■ **WHAT IS NEEDED**:
Print word for word the first line of the listing below and every line after it, through the line with "var il17Survival = [39.3, 45.5, 49.4, 52.4, 57.3];". Leave out the pictures and the rest.

■ **DATASET EXTRACT**:
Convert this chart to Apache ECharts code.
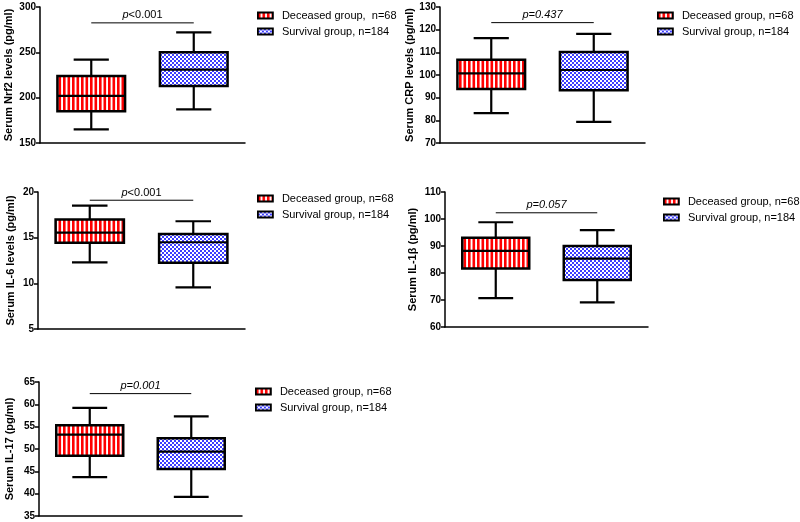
<!DOCTYPE html>
<html>
<head>
<meta charset="utf-8">
<script src="https://cdn.jsdelivr.net/npm/echarts@6/dist/echarts.min.js"></script>
<style>
html, body { margin: 0; padding: 0; background: #fff; }
#main { width: 800px; height: 522px; }
</style>
</head>
<body>
<div id="main"></div>
<script>
// groups on the x axis
var groups = ['Deceased', 'Survival'];

// box values: [min, Q1, median, Q3, max]
var nrf2Deceased = [165, 185, 202, 224, 242];
var nrf2Survival = [187, 213, 231, 250, 272];
var crpDeceased = [83.2, 93.8, 100.7, 106.7, 116.3];
var crpSurvival = [79.3, 93.3, 102.2, 110.2, 118.1];
var il6Deceased = [12.3, 14.45, 15.55, 17.0, 18.5];
var il6Survival = [9.55, 12.25, 14.5, 15.4, 16.8];
var il1bDeceased = [70.7, 81.7, 88.2, 93.1, 98.8];
var il1bSurvival = [69.1, 77.4, 85.3, 90.0, 95.9];
var il17Deceased = [43.7, 48.5, 53.2, 55.3, 59.2];
var il17Survival = [39.3, 45.5, 49.4, 52.4, 57.3];

// axis names and ranges
var yNames = ['Serum Nrf2 levels (pg/ml)', 'Serum CRP levels (pg/ml)', 'Serum IL-6 levels (pg/ml)',
    'Serum IL-1\u03b2 (pg/ml)', 'Serum IL-17 (pg/ml)'];
var yMins = [150, 70, 5, 60, 35];
var yMaxs = [300, 130, 20, 110, 65];
var yIntervals = [50, 10, 5, 10, 5];

// p values and the level of the bracket line
var pSigns = ['<', '=', '<', '=', '='];
var pValues = ['0.001', '0.437', '0.001', '0.057', '0.001'];
var pItalicAll = [false, true, false, true, true];
var pLevels = [282.5, 123.1, 19.1, 102.3, 62.4];

var deceasedNames = ['Deceased group,  n=68', 'Deceased group, n=68', 'Deceased group, n=68',
    'Deceased group, n=68', 'Deceased group, n=68'];
var survivalName = 'Survival group, n=184';

var deceasedData = [nrf2Deceased, crpDeceased, il6Deceased, il1bDeceased, il17Deceased];
var survivalData = [nrf2Survival, crpSurvival, il6Survival, il1bSurvival, il17Survival];

// layout of the five panels (px)
var grids = [
    {left: 40, top: 7, width: 205, height: 136},
    {left: 440, top: 7, width: 205, height: 136},
    {left: 38, top: 192, width: 207, height: 137},
    {left: 445, top: 192, width: 203, height: 135},
    {left: 39, top: 382, width: 203, height: 134}
];
var nameGaps = [26, 23, 22, 27, 24];
var legendPos = [
    {left: 257, top: 10},
    {left: 657, top: 10},
    {left: 257, top: 193},
    {left: 663, top: 196},
    {left: 255, top: 386}
];

// fill patterns
function stripePattern() {
    var c = document.createElement('canvas');
    c.width = 9; c.height = 4;
    var ctx = c.getContext('2d');
    ctx.fillStyle = '#ffffff';
    ctx.fillRect(0, 0, 9, 4);
    ctx.fillStyle = '#ff0000';
    ctx.fillRect(0, 0, 2.6, 4);
    ctx.fillRect(4.5, 0, 2.6, 4);
    return c;
}
function checkPattern() {
    var c = document.createElement('canvas');
    c.width = 4; c.height = 4;
    var ctx = c.getContext('2d');
    ctx.fillStyle = '#3d3dff';
    ctx.fillRect(0, 0, 4, 4);
    ctx.fillStyle = '#ffffff';
    ctx.fillRect(0, 0, 2, 2);
    ctx.fillRect(2, 2, 2, 2);
    return c;
}
var redFill = {image: stripePattern(), repeat: 'repeat'};
var blueFill = {image: checkPattern(), repeat: 'repeat'};

function renderBox(params, api) {
    var x = api.value(0);
    var p = [];
    for (var i = 1; i <= 5; i++) p.push(api.coord([x, api.value(i)]));
    var band = api.size([1, 0])[0];
    var half = band * 0.33;
    var cap = half * 0.52;
    var cx = p[0][0];
    var ls = {stroke: '#000', lineWidth: 2.2};
    return {
        type: 'group',
        children: [
            {type: 'line', shape: {x1: cx, y1: p[0][1], x2: cx, y2: p[1][1]}, style: ls},
            {type: 'line', shape: {x1: cx, y1: p[3][1], x2: cx, y2: p[4][1]}, style: ls},
            {type: 'line', shape: {x1: cx - cap, y1: p[0][1], x2: cx + cap, y2: p[0][1]}, style: ls},
            {type: 'line', shape: {x1: cx - cap, y1: p[4][1], x2: cx + cap, y2: p[4][1]}, style: ls},
            {type: 'rect', shape: {x: cx - half, y: p[3][1], width: half * 2, height: p[1][1] - p[3][1]},
                style: {fill: api.style().fill, stroke: '#000', lineWidth: 2.5}},
            {type: 'line', shape: {x1: cx - half, y1: p[2][1], x2: cx + half, y2: p[2][1]}, style: ls}
        ]
    };
}

function renderBracket(params, api) {
    var k = params.seriesIndex % 5;
    var a = api.coord([0, api.value(0)]);
    var b = api.coord([1, api.value(0)]);
    var txt = pItalicAll[k] ? '{i|p' + pSigns[k] + pValues[k] + '}'
        : '{i|p}{n|' + pSigns[k] + pValues[k] + '}';
    return {
        type: 'group',
        children: [
            {type: 'line', shape: {x1: a[0], y1: a[1], x2: b[0], y2: b[1]},
                style: {stroke: '#000', lineWidth: 1}},
            {type: 'text', x: (a[0] + b[0]) / 2, y: a[1] - 2,
                style: {
                    text: txt, align: 'center', verticalAlign: 'bottom',
                    rich: {
                        i: {fontStyle: 'italic', fontSize: 11, fontFamily: 'Liberation Sans', fill: '#000'},
                        n: {fontSize: 11, fontFamily: 'Liberation Sans', fill: '#000'}
                    }
                }}
        ]
    };
}

var xAxes = [], yAxes = [], series = [], legends = [];
var brackets = [];
for (var k = 0; k < 5; k++) {
    xAxes.push({
        gridIndex: k, type: 'category', data: groups,
        axisLine: {lineStyle: {color: '#000', width: 1.5}},
        axisTick: {alignWithLabel: true, length: 5, lineStyle: {color: '#000', width: 1.5}},
        axisLabel: {show: false},
        splitLine: {show: false}
    });
    yAxes.push({
        gridIndex: k, type: 'value', min: yMins[k], max: yMaxs[k], interval: yIntervals[k],
        name: yNames[k], nameLocation: 'middle', nameGap: nameGaps[k],
        nameTextStyle: {color: '#000', fontSize: 11, fontWeight: 'bold', fontFamily: 'Liberation Sans'},
        axisLine: {show: true, lineStyle: {color: '#000', width: 1.5}},
        axisTick: {show: true, length: 4, lineStyle: {color: '#000', width: 1.5}},
        axisLabel: {color: '#000', fontSize: 10, fontWeight: 'bold', fontFamily: 'Liberation Sans', margin: 4},
        splitLine: {show: false}
    });
    series.push({
        name: deceasedNames[k], type: 'custom', xAxisIndex: k, yAxisIndex: k,
        itemStyle: {color: redFill, borderColor: '#000', borderWidth: 2},
        encode: {x: 0, y: [1, 2, 3, 4, 5]},
        renderItem: renderBox,
        data: [[0].concat(deceasedData[k])]
    });
    series.push({
        name: survivalName, type: 'custom', xAxisIndex: k, yAxisIndex: k,
        itemStyle: {color: blueFill, borderColor: '#000', borderWidth: 2},
        encode: {x: 0, y: [1, 2, 3, 4, 5]},
        renderItem: renderBox,
        data: [[1].concat(survivalData[k])]
    });
    brackets.push({
        type: 'custom', xAxisIndex: k, yAxisIndex: k, silent: true,
        renderItem: renderBracket,
        encode: {y: 0},
        data: [[pLevels[k]]]
    });
    legends.push({
        left: legendPos[k].left, top: legendPos[k].top, orient: 'vertical', padding: 0,
        itemWidth: 15, itemHeight: 6, itemGap: 5, icon: 'rect',
        itemStyle: {borderColor: '#000', borderWidth: 1.8},
        data: [deceasedNames[k], survivalName],
        textStyle: {color: '#000', fontSize: 11, fontFamily: 'Liberation Sans', padding: [0, 0, 0, 4]}
    });
}
// bracket series get indexes 10..14 so seriesIndex % 5 maps to the panel
series = series.concat(brackets);

var chart = echarts.init(document.getElementById('main'));
chart.setOption({
    backgroundColor: '#fff',
    animation: false,
    grid: grids,
    xAxis: xAxes,
    yAxis: yAxes,
    legend: legends,
    series: series
});
</script>
</body>
</html>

■ **SOLUTION TO THIS EXERCISE**:
Convert this chart to Apache ECharts code.
<!DOCTYPE html>
<html>
<head>
<meta charset="utf-8">
<script src="https://cdn.jsdelivr.net/npm/echarts@6/dist/echarts.min.js"></script>
<style>
html, body { margin: 0; padding: 0; background: #fff; }
#main { width: 800px; height: 522px; }
</style>
</head>
<body>
<div id="main"></div>
<script>
// groups on the x axis
var groups = ['Deceased', 'Survival'];

// box values: [min, Q1, median, Q3, max]
var nrf2Deceased = [165, 185, 202, 224, 242];
var nrf2Survival = [187, 213, 231, 250, 272];
var crpDeceased = [83.2, 93.8, 100.7, 106.7, 116.3];
var crpSurvival = [79.3, 93.3, 102.2, 110.2, 118.1];
var il6Deceased = [12.3, 14.45, 15.55, 17.0, 18.5];
var il6Survival = [9.55, 12.25, 14.5, 15.4, 16.8];
var il1bDeceased = [70.7, 81.7, 88.2, 93.1, 98.8];
var il1bSurvival = [69.1, 77.4, 85.3, 90.0, 95.9];
var il17Deceased = [43.7, 48.5, 53.2, 55.3, 59.2];
var il17Survival = [39.3, 45.5, 49.4, 52.4, 57.3];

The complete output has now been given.